So, you might be asking, why a blog about such a controversial subject? Why not, food is food, be it steak, chicken breast or a fish filet. So let's just move forward and investigate one of the most popular French dishes in Haute Cuisine.


The large liver from a force-fed duck or goose is one of the greatest delicacies known  to epicureans. Until fairly recently, most foie gras was produced in France, but today  much comes from other countries, including the United States. The foie gras pro-  duced in this country generally is from ducks and weighs no more than two pounds.  The best quality duck liver is pale pink, firm, and has a pleasant, mild odor. Inferior  grades tend to shrink and melt during cooking and taste bitter.  Foie gras may be cut into slivers and sautéed, or cut into larger slices, like calves’  liver, and served with garnishes. I like to serve it cold in aspic. In my experience, all  foie gras should be served within 48 hours of preparing. If it is kept longer, wipe it  with a paper towel to remove liquid and fat, return it to the terrine, and cover it with  clear fat, preferably a mixture of duck or goose fat and butter. The liver should be  completely covered so that no air can get to it. Packed this way, it can be refrigerated  for several weeks. When served, the fat should be cleaned off and saved for sautéing  potatoes or adding to stews. The foie gras can then be sliced. 


What does Foie Gras mean?

Foie gras is French for "fatty liver." Before migration, waterfowl will gorge themselves to fatten their livers, which serve as caloric gas tanks to fuel their long flights. When ducks and geese were domesticated, farmers took advantage of this natural propensity and hand-fed them to recreate the tasty liver they found in the wild birds during migration.

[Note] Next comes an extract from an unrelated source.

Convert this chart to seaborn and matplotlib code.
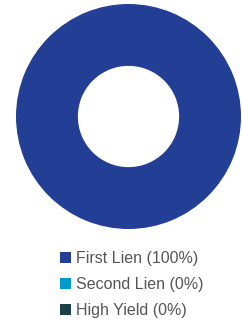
import matplotlib
matplotlib.use("Agg")
import matplotlib.pyplot as plt
from matplotlib.patches import Patch
import seaborn as sns

categories = ["First Lien", "Second Lien", "High Yield"]
values = [100, 0, 0]
colors = ["#233E95", "#0099CC", "#1B4046"]

sns.set_theme(style="white")
plt.rcParams['font.family'] = ['Liberation Sans', 'DejaVu Sans']

fig = plt.figure(figsize=(2.42, 3.21), dpi=100)
ax = fig.add_axes([16/242, 92/321, 225/242, 225/321])
ax.pie(values, colors=colors, startangle=90, counterclock=False,
       wedgeprops=dict(width=0.55, edgecolor="none"))
ax.set_xlim(-1, 1)
ax.set_ylim(-1, 1)
ax.set_aspect("equal")
ax.axis("off")

handles = [Patch(facecolor=c, edgecolor="none") for c in colors]
labels = [f"{c} ({v}%)" for c, v in zip(categories, values)]
leg = fig.legend(handles, labels, loc="upper left",
                 bbox_to_anchor=(60/242, 1 - 251/321),
                 frameon=False, fontsize=11.5, handlelength=0.7,
                 handleheight=0.7, handletextpad=0.32, labelspacing=0.68,
                 borderpad=0, borderaxespad=0)
for t in leg.get_texts():
    t.set_color("#555555")

fig.savefig("out.png", dpi=100)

Different Grades of Foie Gras

Foie gras is oval in shape, and composed of two bulbous lobes, one smaller than the other, and can weigh 1.5 to 2 pounds. This pinkish, creamy-colored liver is extremely delicate and must be cooked with care since all the fat can melt away easily with high or prolonged heat.

Livers are graded for quality; "A" livers are the top grade, and largest, firm to the touch, smooth in texture, with consistent color, and no blemishes (like blood spots). Top-quality livers will be shiny and smell sweet. Chefs will use Grade "A" foie gras for simple preparations like searing and sautéing, or for a classic terrine, where the whole liver is cooked in a porcelain terrine in a water bath, then chilled and served cold, in slices.

Grade "B" foie gras is smaller in size, a little softer in texture, flatter, and will have some blood or minor surface defects, and more prominent veins than "A" livers. This grade of foie gras is just as delicious as the top-quality livers but is more often used in preparations like mousse and terrine, where the blood content will melt away in cooking. Grade "B" foie gras can also be seared, but chefs usually insist on using the firmer, more aesthetically pleasing "A" livers for this purpose.

Grade "C" is only sporadically available and pales in comparison to both "A" and "B" foie gras. Chefs use the "C" livers to flavor and thicken sauces.


Preparations of Foie Gras

Sometimes the word “pâté” is mistakenly used synonymously with "foie gras." Pâté may refer to any ground meat that is slowly cooked in a mold and is not specific to foie gras. Pâté de campagne is a country-style, coarse pate made with pork and no foie gras at all.

Terrine of foie gras, whole foie gras, and foie gras entier all refer to the whole liver, deveined, cleaned, and cooked. Plain and simple, these are the purest forms of prepared foie gras. Basic ingredients such as salt, pepper, and a bit of Sauternes wine are all that is needed to create these recipes. Torchon is another pure foie gras preparation, named after the dish towel in which pieces of raw foie gras are wrapped before being poached in water, wine, or stock.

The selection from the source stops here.